- The Washington Times - Monday, June 9, 2003

When the Democratic nominee for president in 2004 courts Iowa voters, he will have at his disposal the most extensive and detailed profiles of voters ever assembled in the state’s history.

The Iowa Democratic Party’s massive computer database of 1.8 million voters is so detailed that it allows candidates to target people based on their specific voting history and pet issues, such as abortion or the environment.

“It revolutionizes grassr-oots campaigning,” said Mark Daley, spokesman for the state party.

Ronald A. Faucheux, editor of Campaigns & Elections Magazine, said while other state parties — including the Republican parties in Georgia and Colorado — are developing similar databases, he’s not aware of any as advanced as Iowa’s.

The foundation of Iowa’s database is the basic voter rolls compiled by the Secretary of State’s office. The additional — and most valuable — information was compiled through interviews with mostly independent voters conducted by more than 160 staffers around the state during the past three years.

The canvassers went door-to-door interviewing people and tapping the information into specially-programmed Palm Pilots.
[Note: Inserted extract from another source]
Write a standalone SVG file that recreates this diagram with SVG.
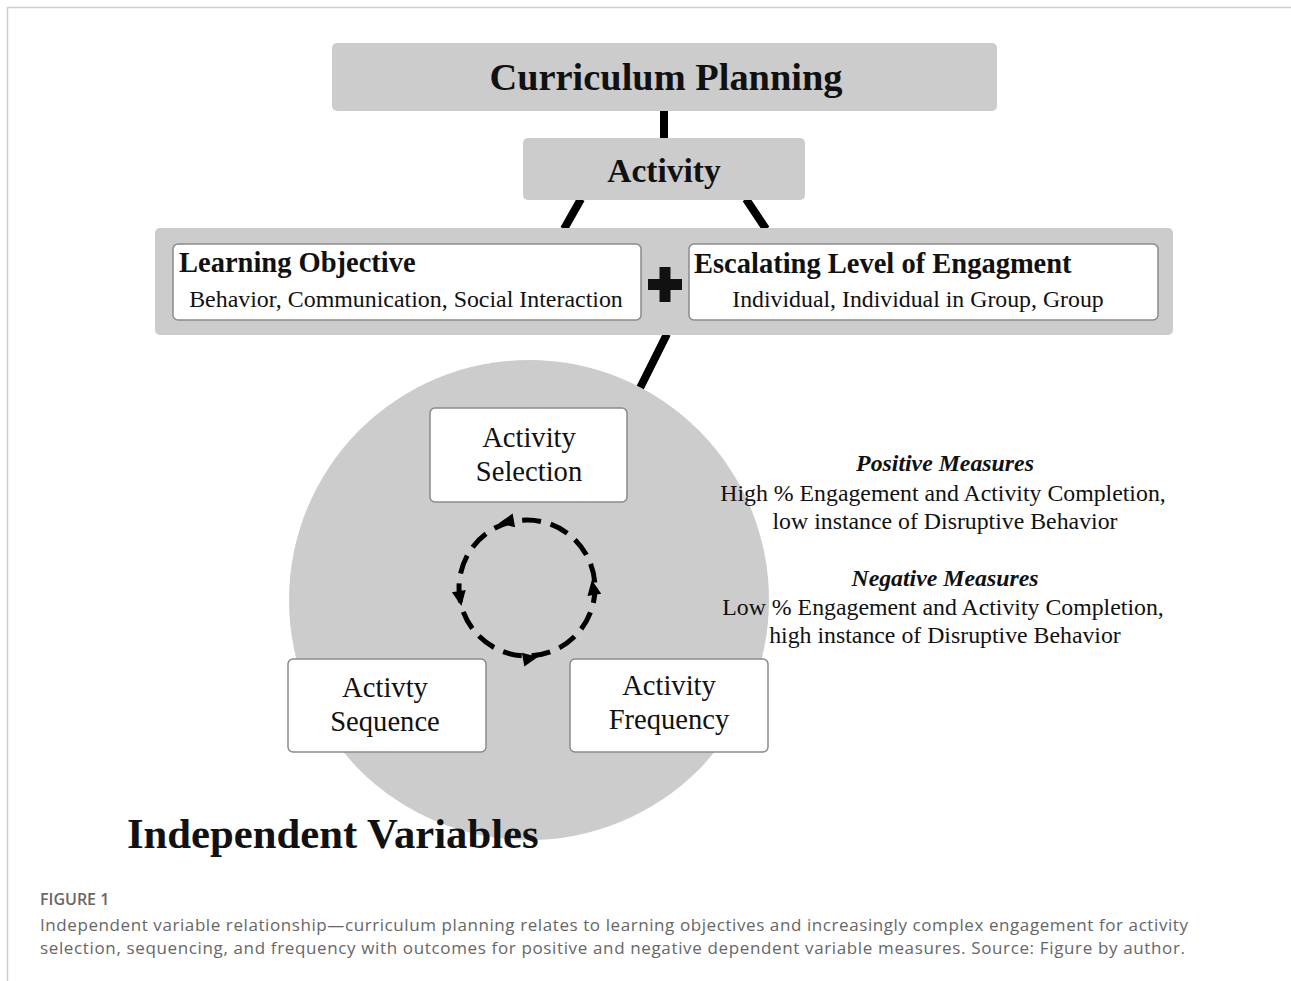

Each night, the information was uploaded from the Palm Pilots to a central database available to anyone with a password and access to the Internet.

Still in its early stages, the database proved crucial in last November’s election, Mr. Daley said.

In a year when Republicans dominated nationally, Democrats won seven of Iowa’s eight statewide elections.

“For the first time in Iowa history, a Democratic governor and a Democratic senator were elected on the same day,” Mr. Daley said. “We were able to reach all these people with the click of a button.”

So successful was the effort in the 2002 election that state Democratic parties across the country have begun compiling similar databases. And last month, Iowa Democrats came to Washington to discuss their strategy with national party leaders.

Realizing its value, six of the top contenders for the Democratic presidential nomination — Massachusetts Sen. John Kerry, Connecticut Sen. Joe Lieberman, Missouri Rep. Richard A. Gephardt, former Vermont Gov. Howard Dean, North Carolina Sen. John Edwards and Florida Sen. Bob Graham — have shelled out $65,000 each for access to the database.

In addition to basic information such as a voter’s mailing address, phone numbers and e-mail addresses, the database also includes added information such as a person’s voting history and specific information about issues of importance to the voter.

Purchasers not only pay a lump-sum for access, they also must continuously update the database with any new information they learn along the way.

“That’s what makes the database so valuable,” Mr. Daley said.